◆ **Problem to solve**: Write out the material exactly. Do not include the pictures.

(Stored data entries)
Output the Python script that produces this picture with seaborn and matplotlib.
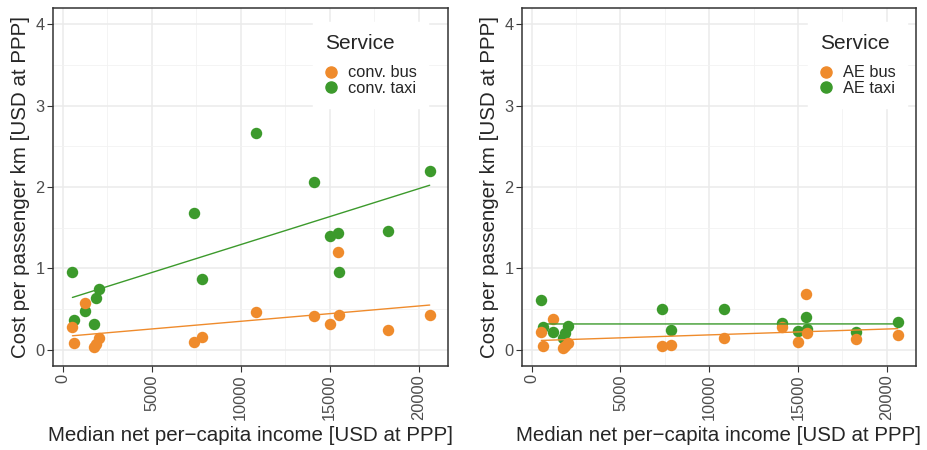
import numpy as np
import pandas as pd
import matplotlib.pyplot as plt
import seaborn as sns

# --- Data ---
income = [540, 620, 1220, 1770, 1850, 2050, 7350, 7850, 10850,
          14100, 15030, 15480, 15520, 18280, 20620]

conv_bus = [0.28, 0.08, 0.58, 0.03, 0.07, 0.14, 0.09, 0.16, 0.46,
            0.41, 0.32, 1.20, 0.43, 0.24, 0.43]
conv_taxi = [0.96, 0.37, 0.48, 0.32, 0.63, 0.74, 1.68, 0.87, 2.66,
             2.06, 1.40, 1.44, 0.95, 1.46, 2.20]
ae_bus = [0.22, 0.04, 0.38, 0.02, 0.05, 0.08, 0.05, 0.06, 0.14,
          0.28, 0.10, 0.68, 0.20, 0.13, 0.18]
ae_taxi = [0.61, 0.28, 0.22, 0.14, 0.20, 0.29, 0.50, 0.24, 0.50,
           0.33, 0.23, 0.40, 0.25, 0.22, 0.34]

ORANGE = "#EF8B2C"
GREEN = "#3C9A2C"

panels = [
    {"conv. bus": conv_bus, "conv. taxi": conv_taxi},
    {"AE bus": ae_bus, "AE taxi": ae_taxi},
]
legend_anchor = [(0.949, 0.96), (0.977, 0.96)]

sns.set_theme(style="whitegrid")
plt.rcParams["font.family"] = ["Liberation Sans", "DejaVu Sans"]

fig = plt.figure(figsize=(9.27, 4.5), dpi=100)
axes = [fig.add_axes([0.0572, 0.1867, 0.4261, 0.7956]),
        fig.add_axes([0.5631, 0.1867, 0.4250, 0.7956])]

for ax, series, anchor in zip(axes, panels, legend_anchor):
    names = list(series.keys())
    df = pd.concat([pd.DataFrame({"income": income, "cost": v, "Service": k})
                    for k, v in series.items()], ignore_index=True)
    pal = {names[0]: ORANGE, names[1]: GREEN}
    # points: taxi first so bus points sit on top
    for name in [names[1], names[0]]:
        sub = df[df["Service"] == name]
        sns.scatterplot(data=sub, x="income", y="cost", color=pal[name], s=68,
                        linewidth=0, ax=ax, label=None, zorder=3)
    for name in names:
        sub = df[df["Service"] == name]
        sns.regplot(data=sub, x="income", y="cost", ci=None, scatter=False,
                    color=pal[name], line_kws={"lw": 1.0, "zorder": 4}, ax=ax)

    ax.set_xlim(-550, 21650)
    ax.set_ylim(-0.2, 4.2)
    ax.set_xticks([0, 5000, 10000, 15000, 20000])
    ax.set_xticks([2500, 7500, 12500, 17500], minor=True)
    ax.set_yticks([0, 1, 2, 3, 4])
    ax.set_yticks([0.5, 1.5, 2.5, 3.5], minor=True)
    ax.grid(which="major", color="#EBEBEB", lw=1.1)
    ax.grid(which="minor", color="#F2F2F2", lw=0.6)
    ax.set_axisbelow(True)
    for sp in ax.spines.values():
        sp.set_color("#333333")
        sp.set_linewidth(1.1)
    ax.tick_params(axis="both", which="major", length=4, width=0.8, color="#333333",
                   labelcolor="#4D4D4D", labelsize=11.8, pad=2, bottom=True, left=True)
    ax.tick_params(axis="x", labelrotation=90)
    ax.tick_params(which="minor", length=0)
    ax.set_xlabel("Median net per\u2212capita income [USD at PPP]", fontsize=14.8, labelpad=4)
    ax.set_ylabel("Cost per passenger km [USD at PPP]", fontsize=14.8, labelpad=4)

    handles = [plt.Line2D([], [], marker="o", ls="", color=pal[n], markersize=8) for n in names]
    leg = ax.legend(handles, names, title="Service", loc="upper right",
                    bbox_to_anchor=anchor, borderaxespad=0, frameon=True,
                    fontsize=11.8, title_fontsize=15, handletextpad=0.6,
                    labelspacing=0.05, borderpad=0.7, handlelength=0.8)
    leg._legend_box.align = "left"
    leg._legend_box.sep = 9
    leg.get_frame().set_edgecolor("white")
    leg.get_frame().set_facecolor("white")
    leg.get_frame().set_alpha(1.0)
    leg.get_frame().set_boxstyle("square", pad=0)

fig.savefig("out.png", dpi=100)
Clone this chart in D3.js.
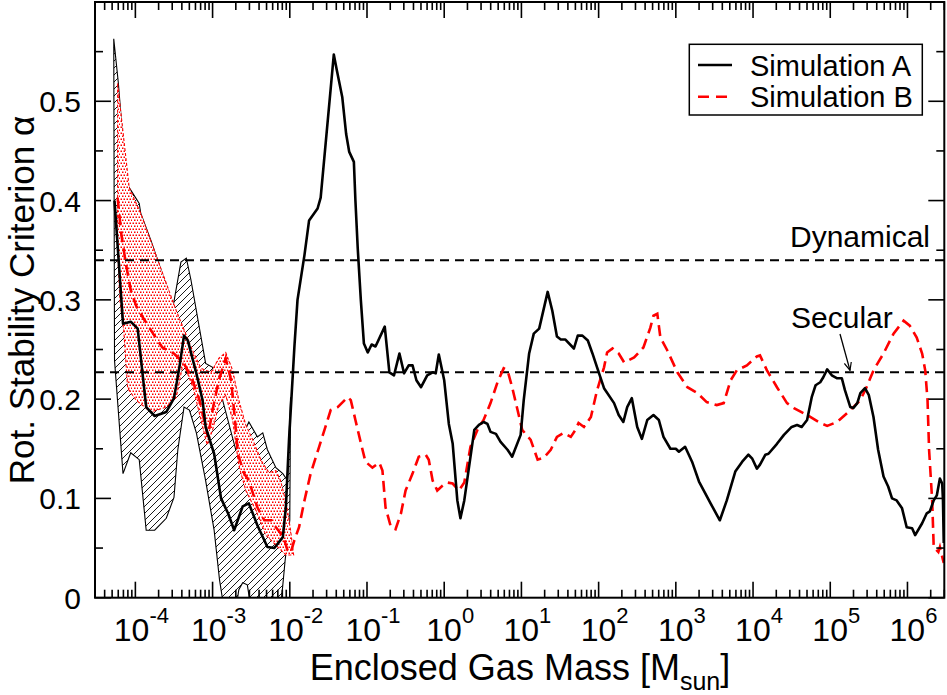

◆ **Solution**:
Output the Python script that produces this picture with seaborn and matplotlib.
import numpy as np
import pandas as pd
import matplotlib.pyplot as plt
import seaborn as sns

# --- Data ---
income = [540, 620, 1220, 1770, 1850, 2050, 7350, 7850, 10850,
          14100, 15030, 15480, 15520, 18280, 20620]

conv_bus = [0.28, 0.08, 0.58, 0.03, 0.07, 0.14, 0.09, 0.16, 0.46,
            0.41, 0.32, 1.20, 0.43, 0.24, 0.43]
conv_taxi = [0.96, 0.37, 0.48, 0.32, 0.63, 0.74, 1.68, 0.87, 2.66,
             2.06, 1.40, 1.44, 0.95, 1.46, 2.20]
ae_bus = [0.22, 0.04, 0.38, 0.02, 0.05, 0.08, 0.05, 0.06, 0.14,
          0.28, 0.10, 0.68, 0.20, 0.13, 0.18]
ae_taxi = [0.61, 0.28, 0.22, 0.14, 0.20, 0.29, 0.50, 0.24, 0.50,
           0.33, 0.23, 0.40, 0.25, 0.22, 0.34]

ORANGE = "#EF8B2C"
GREEN = "#3C9A2C"

panels = [
    {"conv. bus": conv_bus, "conv. taxi": conv_taxi},
    {"AE bus": ae_bus, "AE taxi": ae_taxi},
]
legend_anchor = [(0.949, 0.96), (0.977, 0.96)]

sns.set_theme(style="whitegrid")
plt.rcParams["font.family"] = ["Liberation Sans", "DejaVu Sans"]

fig = plt.figure(figsize=(9.27, 4.5), dpi=100)
axes = [fig.add_axes([0.0572, 0.1867, 0.4261, 0.7956]),
        fig.add_axes([0.5631, 0.1867, 0.4250, 0.7956])]

for ax, series, anchor in zip(axes, panels, legend_anchor):
    names = list(series.keys())
    df = pd.concat([pd.DataFrame({"income": income, "cost": v, "Service": k})
                    for k, v in series.items()], ignore_index=True)
    pal = {names[0]: ORANGE, names[1]: GREEN}
    # points: taxi first so bus points sit on top
    for name in [names[1], names[0]]:
        sub = df[df["Service"] == name]
        sns.scatterplot(data=sub, x="income", y="cost", color=pal[name], s=68,
                        linewidth=0, ax=ax, label=None, zorder=3)
    for name in names:
        sub = df[df["Service"] == name]
        sns.regplot(data=sub, x="income", y="cost", ci=None, scatter=False,
                    color=pal[name], line_kws={"lw": 1.0, "zorder": 4}, ax=ax)

    ax.set_xlim(-550, 21650)
    ax.set_ylim(-0.2, 4.2)
    ax.set_xticks([0, 5000, 10000, 15000, 20000])
    ax.set_xticks([2500, 7500, 12500, 17500], minor=True)
    ax.set_yticks([0, 1, 2, 3, 4])
    ax.set_yticks([0.5, 1.5, 2.5, 3.5], minor=True)
    ax.grid(which="major", color="#EBEBEB", lw=1.1)
    ax.grid(which="minor", color="#F2F2F2", lw=0.6)
    ax.set_axisbelow(True)
    for sp in ax.spines.values():
        sp.set_color("#333333")
        sp.set_linewidth(1.1)
    ax.tick_params(axis="both", which="major", length=4, width=0.8, color="#333333",
                   labelcolor="#4D4D4D", labelsize=11.8, pad=2, bottom=True, left=True)
    ax.tick_params(axis="x", labelrotation=90)
    ax.tick_params(which="minor", length=0)
    ax.set_xlabel("Median net per\u2212capita income [USD at PPP]", fontsize=14.8, labelpad=4)
    ax.set_ylabel("Cost per passenger km [USD at PPP]", fontsize=14.8, labelpad=4)

    handles = [plt.Line2D([], [], marker="o", ls="", color=pal[n], markersize=8) for n in names]
    leg = ax.legend(handles, names, title="Service", loc="upper right",
                    bbox_to_anchor=anchor, borderaxespad=0, frameon=True,
                    fontsize=11.8, title_fontsize=15, handletextpad=0.6,
                    labelspacing=0.05, borderpad=0.7, handlelength=0.8)
    leg._legend_box.align = "left"
    leg._legend_box.sep = 9
    leg.get_frame().set_edgecolor("white")
    leg.get_frame().set_facecolor("white")
    leg.get_frame().set_alpha(1.0)
    leg.get_frame().set_boxstyle("square", pad=0)

fig.savefig("out.png", dpi=100)
Clone this chart in D3.js.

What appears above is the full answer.